この観点からも、エスクロー口座を通さない支払や、現金、第三国の口座などへの送金は極力避けた方が安全だといえます。
日本人投資家が税務面や証拠管理で意識しておきたいこと
会計事務所の立場からは、エスクロー口座の真偽を確認することに加えて、将来の税務調査や資産管理の観点からも、証拠書類をきちんと整理しておくことをお勧めします。
具体的には、次のような点が重要になります。
- オフプラン物件の購入契約書やOqood証明など、権利関係を示す書類を体系的に保管しておくこと
- 各支払について、エスクロー口座への送金記録、銀行の送金控え、ドバイ土地局発行の領収書などをセットで保管しておくこと
- 日本居住者の場合は、国外財産調書や財産債務調書の提出義務の有無も含め、海外不動産投資としての位置付けを整理しておくこと
- 日本法人が投資した場合には、支払時点で前渡金として計上し、完成引渡時点で固定資産計上するなど、会計処理の方針を明確にしておくこと
- 将来的にドバイ法人を通じて不動産投資を行う場合には、日本側のタックスヘイブン対策税制など、国際税務上の論点もあわせて検討すること
エスクロー口座が本物であるかどうかは、不動産投資の安全性だけでなく、税務や会計の証拠書類の信頼性にも直結します。
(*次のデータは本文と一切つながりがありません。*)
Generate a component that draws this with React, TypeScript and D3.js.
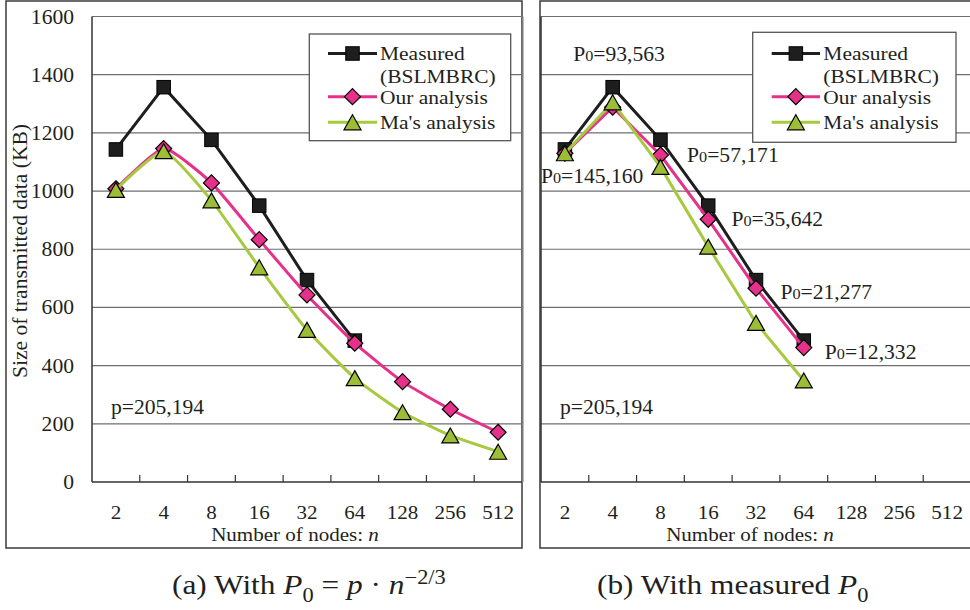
import React from "react";
import * as d3 from "d3";

// ---------- data ----------
const categories = ["2", "4", "8", "16", "32", "64", "128", "256", "512"];
const yTicks = [0, 200, 400, 600, 800, 1000, 1200, 1400, 1600];

const measured = [1143, 1357, 1176, 950, 694, 486];
const oursA = [1008, 1146, 1028, 833, 643, 477, 345, 250, 171];
const masA = [1004, 1137, 968, 738, 523, 357, 240, 160, 104];
const oursB = [1130, 1288, 1124, 903, 666, 462];
const masB = [1130, 1305, 1083, 809, 547, 349];

const p0Values = ["145,160", "93,563", "57,171", "35,642", "21,277", "12,332"];
const pLabel = "p=205,194";
const legendNames = ["Measured", "(BSLMBRC)", "Our analysis", "Ma's analysis"];

// ---------- style ----------
const FONT = "Liberation Serif, Times New Roman, serif";
const TXT = "#231f20";
const C_MEAS = "#1e1e1e";
const C_OURS = "#e6318b";
const C_MAS = "#a6c940";
const C_MAS_FILL = "#9cbd35";
const SX = 1.08;

function T({ x, y, size = 20, sx = SX, anchor = "start", rotate = 0, children, italic = false }: any) {
  const tr = `translate(${x},${y})` + (rotate ? ` rotate(${rotate})` : "") + ` scale(${sx},1)`;
  return (
    <text transform={tr} textAnchor={anchor} fill={TXT}
      style={{ fontFamily: FONT, fontSize: size, fontStyle: italic ? "italic" : "normal" }}>
      {children}
    </text>
  );
}

const y = d3.scaleLinear().domain([0, 1600]).range([482, 16.5]);

function Square({ cx, cy }: any) {
  const s = 13.5;
  return <rect x={cx - s / 2} y={cy - s / 2} width={s} height={s} fill={C_MEAS} stroke="#000" strokeWidth={1} />;
}
function Diamond({ cx, cy }: any) {
  const r = 8;
  return <path d={`M${cx},${cy - r}L${cx + r},${cy}L${cx},${cy + r}L${cx - r},${cy}Z`} fill={C_OURS} stroke="#000" strokeWidth={1.2} />;
}
function Tri({ cx, cy }: any) {
  const h = 7.5, w = 8.5;
  return <path d={`M${cx},${cy - h}L${cx + w},${cy + h}L${cx - w},${cy + h}Z`} fill={C_MAS_FILL} stroke="#000" strokeWidth={1.2} />;
}

function Legend({ x0, x1, y0, y1, lx0, lx1, tx }: any) {
  const mx = (lx0 + lx1) / 2;
  const rows = [53.5, 96.7, 122.3];
  const ls = 19, lsx = 1.13;
  return (
    <g>
      <rect x={x0} y={y0} width={x1 - x0} height={y1 - y0} fill="#fff" stroke="#555" strokeWidth={1.3} />
      <line x1={lx0} x2={lx1} y1={rows[0]} y2={rows[0]} stroke={C_MEAS} strokeWidth={3} />
      <Square cx={mx} cy={rows[0]} />
      <line x1={lx0} x2={lx1} y1={rows[1]} y2={rows[1]} stroke={C_OURS} strokeWidth={3} />
      <Diamond cx={mx} cy={rows[1]} />
      <line x1={lx0} x2={lx1} y1={rows[2]} y2={rows[2]} stroke={C_MAS} strokeWidth={3} />
      <Tri cx={mx} cy={rows[2]} />
      <T x={tx} y={60} size={ls} sx={lsx}>{legendNames[0]}</T>
      <T x={tx} y={82.8} size={ls} sx={lsx}>{legendNames[1]}</T>
      <T x={tx} y={104.2} size={ls} sx={lsx}>{legendNames[2]}</T>
      <T x={tx} y={129} size={ls} sx={lsx}>{legendNames[3]}</T>
    </g>
  );
}

function Panel({ left, right, frame, ours, mas, smooth, yLabels, titleX }: any) {
  const x = d3.scaleBand().domain(categories).range([left, right]).padding(0);
  const bw = x.bandwidth();
  const cx = (i: number) => (x(categories[i]) as number) + bw / 2;
  const curve = smooth ? d3.curveCardinal.tension(0.5) : d3.curveLinear;
  const line = (vals: number[], c: any) =>
    d3.line<number>().x((_, i) => cx(i)).y((d) => y(d)).curve(c)(vals) as string;
  return (
    <g>
      <rect x={frame[0]} y={frame[1]} width={frame[2]} height={frame[3]} fill="#fff" stroke="#3a3a3a" strokeWidth={1.5} />
      {yTicks.slice(1).map((t) => (
        <line key={t} x1={left} x2={right} y1={y(t)} y2={y(t)} stroke="#6e6e6e" strokeWidth={1.2} />
      ))}
      <line x1={right + 1} x2={right + 1} y1={y(1600)} y2={y(0)} stroke="#8a8a8a" strokeWidth={1.2} />
      <line x1={left} x2={left} y1={y(1600)} y2={y(0)} stroke="#333" strokeWidth={1.5} />
      <line x1={left} x2={right} y1={y(0)} y2={y(0)} stroke="#333" strokeWidth={1.5} />
      {categories.slice(1).map((c) => (
        <line key={c} x1={x(c) as number} x2={x(c) as number} y1={y(0)} y2={y(0) - 7} stroke="#333" strokeWidth={1.2} />
      ))}
      {yLabels &&
        yTicks.map((t) => (
          <T key={t} x={74} y={y(t) + 7} anchor="end">{String(t)}</T>
        ))}
      {categories.map((c, i) => (
        <T key={c} x={cx(i)} y={518.5} size={19.5} anchor="middle">{c}</T>
      ))}
      <T x={titleX} y={541} size={19.5} anchor="middle">
        Number of nodes: <tspan fontStyle="italic">n</tspan>
      </T>
      {/* Measured */}
      <path d={line(measured, d3.curveLinear)} fill="none" stroke={C_MEAS} strokeWidth={3} />
      {measured.map((v, i) => <Square key={i} cx={cx(i)} cy={y(v)} />)}
      {/* Our analysis */}
      <path d={line(ours, curve)} fill="none" stroke={C_OURS} strokeWidth={3} />
      {ours.map((v: number, i: number) => <Diamond key={i} cx={cx(i)} cy={y(v)} />)}
      {/* Ma's analysis */}
      <path d={line(mas, curve)} fill="none" stroke={C_MAS} strokeWidth={3} />
      {mas.map((v: number, i: number) => <Tri key={i} cx={cx(i)} cy={y(v)} />)}
      <T x={left + 19} y={414}>{pLabel}</T>
    </g>
  );
}

const xB = d3.scaleBand().domain(categories).range([541, 971]).padding(0);
const cxB = (i: number) => (xB(categories[i]) as number) + xB.bandwidth() / 2;
// label offsets relative to measured points (layout only)
const p0Offsets = [
  [-24, 34],
  [-39.5, -26.6],
  [26.6, 22.4],
  [23.2, 20.7],
  [24.4, 18.5],
  [21, 18.8],
];

export default function App() {
  return (
    <svg width={970} height={610} style={{ position: "absolute", left: 0, top: 0, background: "#fff" }}>
      <rect x={0} y={0} width={970} height={610} fill="#fff" />
      <Panel left={92} right={522} frame={[6, 1, 516, 547]} ours={oursA} mas={masA} smooth yLabels titleX={295} />
      <Legend x0={309.3} x1={510.7} y0={34} y1={140.7} lx0={328} lx1={377} tx={380} />
      <T x={27} y={251} anchor="middle" rotate={-90}>Size of transmitted data (KB)</T>

      <Panel left={541} right={971} frame={[540, 1, 440, 547]} ours={oursB} mas={masB} smooth={false} yLabels={false} titleX={750} />
      <Legend x0={752.7} x1={956} y0={32.3} y1={142.3} lx0={771.7} lx1={820} tx={823.3} />
      {p0Values.map((v, i) => (
        <T key={v} x={cxB(i) + p0Offsets[i][0]} y={y(measured[i]) + p0Offsets[i][1]}>
          P<tspan fontSize={15}>0</tspan>={v}
        </T>
      ))}

      <T x={172} y={594} size={28} sx={1.12}>
        (a) With <tspan fontStyle="italic">P</tspan>
        <tspan fontSize={20} dy={8}>0</tspan>
        <tspan dy={-8}> = </tspan>
        <tspan fontStyle="italic">p</tspan> · <tspan fontStyle="italic">n</tspan>
        <tspan fontSize={20} dy={-10}>−2/3</tspan>
      </T>
      <T x={597} y={594} size={28} sx={1.12}>
        (b) With measured <tspan fontStyle="italic">P</tspan>
        <tspan fontSize={20} dy={8}>0</tspan>
      </T>
    </svg>
  );
}
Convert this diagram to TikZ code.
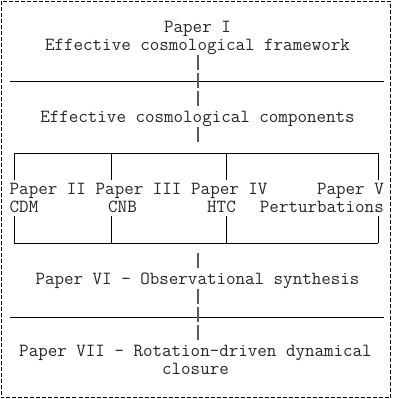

後から「どこに、いくら、どのような根拠で支払ったのか」を第三者に説明できる状態を作っておくことが大切です。
まとめ
ドバイのオフプラン不動産におけるエスクロー口座は、適切に機能していれば投資家を守る強力な仕組みですが、その効果を十分に享受するためには、購入者側でも一定の確認作業が欠かせません。
ポイントを整理すると、次の通りです。
まずDubai RESTアプリやドバイ土地局の公式サイトで、プロジェクトが正式に登録されているか、エスクロー口座が設定されているかを確認する
デベロッパーから提示されたエスクロー口座の銀行名、口座名義、IBANが、公式情報や契約書と矛盾していないかを一つ一つ突き合わせる
エスクローを使わない支払や、未登録プロジェクトの販売、ライセンスのない仲介業者による勧誘などは、典型的なリスクサインとして慎重に対応する
プロジェクトが遅延や中止になった場合でも、エスクロー口座を通じて支払が行われていれば、返金や紛争解決の面でも有利になりやすい
日本人投資家にとっては、これらの確認に加え、契約書や送金記録、ドバイ土地局発行の領収書などを体系的に保管し、日本側の税務や会計処理にも耐えうる証拠を整備しておくことが望ましい
実際の案件ごとに、プロジェクトの状況や契約条件、投資家ご本人の居住地や法人構成などによって検討すべきポイントは変わってきます。具体的な案件について「このエスクロー口座は本当に大丈夫なのか」「税務上どう整理すべきか」といった疑問がある場合には、ドバイの不動産実務と日本UAE双方の税制に通じた専門家へ早めにご相談いただくことをお勧めします。